Schachtschneider: In einer Republik hat jeder Bürger größtmöglichen Einfluß auf die Politik. Das verlangt nach uneingeschränkter Wahrheitlichkeit im Diskurs um die Richtigkeit und somit um größtmögliche Sachlichkeit durch Wissenschaftlichkeit in der Politik. Das Recht auf freie Rede muß im Rahmen des Persönlichkeitsschutzes unangefochten sein, sei die Rede veriloquium oder falsiloquium (Kant). Demonstrationen sind Versammlungen, um an der politischen Willensbildung teilzunehmen. Der Staat ist verpflichtet, sie zu schützen. Ihre Störung ist strafbar und auch nicht zu rechtfertigen, wenn Pfarrer und Bürgermeister die »Gegendemonstrationen« anführen.

Der Moralismus der Political Correctness, im Übermaß strafbewehrt, ruiniert den Mut der meisten »Bürger«, ihre Meinung öffentlich zur Geltung zu bringen und soll das auch. Ohne gelebte Redefreiheit gibt es keine Demokratie. Die Parteien lassen sich wegen ihrer inneren Machtstrukturen trefflich für Einflußnahme mißbrauchen. Und vieles mehr. Der Parteienstaat ist die Verfallserscheinung der Republik.

Den Parteienstaat, der sich gegen das Grundgesetz entwickeln konnte, verantwortet das Bundesverfassungsgericht. Es hat ihn in jeder Weise gefördert, vor allem durch Hinnahme des verfassungswidrigen Verhältniswahlsystems mit der Fünf-Prozent-Sperrklausel, das nicht im Grundgesetz steht, aber auch durch die staatliche Parteienfinanzierung.

Es gibt weitere Aspekte des Umbaus Deutschlands entgegen Recht und Verfassung. Aber ich kann sie in diesem kurzen Gespräch nicht alle ansprechen.
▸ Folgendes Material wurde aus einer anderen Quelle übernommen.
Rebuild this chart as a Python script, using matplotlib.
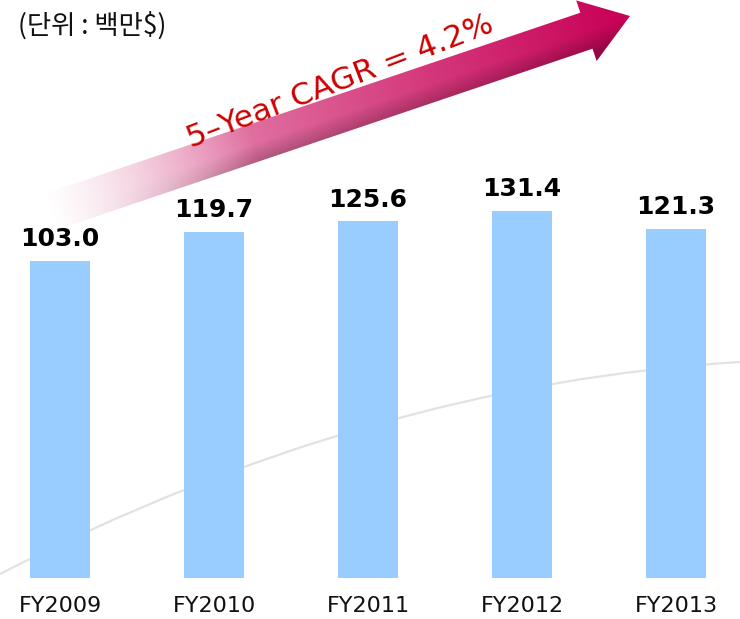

Ich nenne nur noch die Vernichtung des Rechtsinstituts der Ehe durch das Zerrüttungsprinzip des Scheidungs(un)rechts und dessen Praxis der Unverbindlichkeit dieses Bundes fürs Leben und die Ausdehnung des Rechtsinstituts auf nichteheliche Lebensgemeinschaften. Ich nenne die Schutzlosigkeit der ungeborenen Kinder.

Sezession: Dennoch: Die Parteien sind gewählt, ihre Realpolitik wird durch den Akt der Wahl affimiert. Und: Abertausende Bundesdeutsche bejubeln die jüngsten Entwicklungen, mithin auch die Aushebelung geltender Gesetze durch den Parteienstaat zugunsten »bunter« moralischer Prinzipien.

Schachtschneider: Viele sehen in den Entwicklungen tatsächlich eine Bereicherung für Deutschland, aus mancherlei Gründen, vor allem, weil das Deutsche Deutschlands allmählich verschwindet. Zunehmend setzt sich der Moralismus, nicht zu verwechseln mit der Moralität als Triebfeder der Sittlichkeit, gegen das Recht durch, selbst, wie dargelegt, gegen das Verfassungsrecht.

»Politik ist ausübende Rechtslehre«, sagt Kant. Der Rechtsstaat ist demgemäß die Wirklichkeit des Rechts. Es gibt keine Moralität gegen das Recht. Das Prinzip der Sittlichkeit, das Sittengesetz, ist die Pflicht, das Recht zu verwirklichen. Dabei sind die Gesetze nicht schon Recht, aber sie müssen geachtet werden, solange sie nicht dem Rechtsprinzip gemäß geändert sind.

Moralität ist der gute Wille, das Rechtsprinzip zu verwirklichen, in allem Handeln. Wenn sich alle Bürger dessen befleißigen, geht es dem Gemeinwesen gut, sonst nicht. Der Moralismus ist eine Form der Rechtlosigkeit. Seine Maxime ist gegenwärtig der Egalitarismus. Moralismus ist das Gegenteil von Humanität, er ist in Deutschland zunehmend totalitär. Es gefährdet den Frieden im Lande.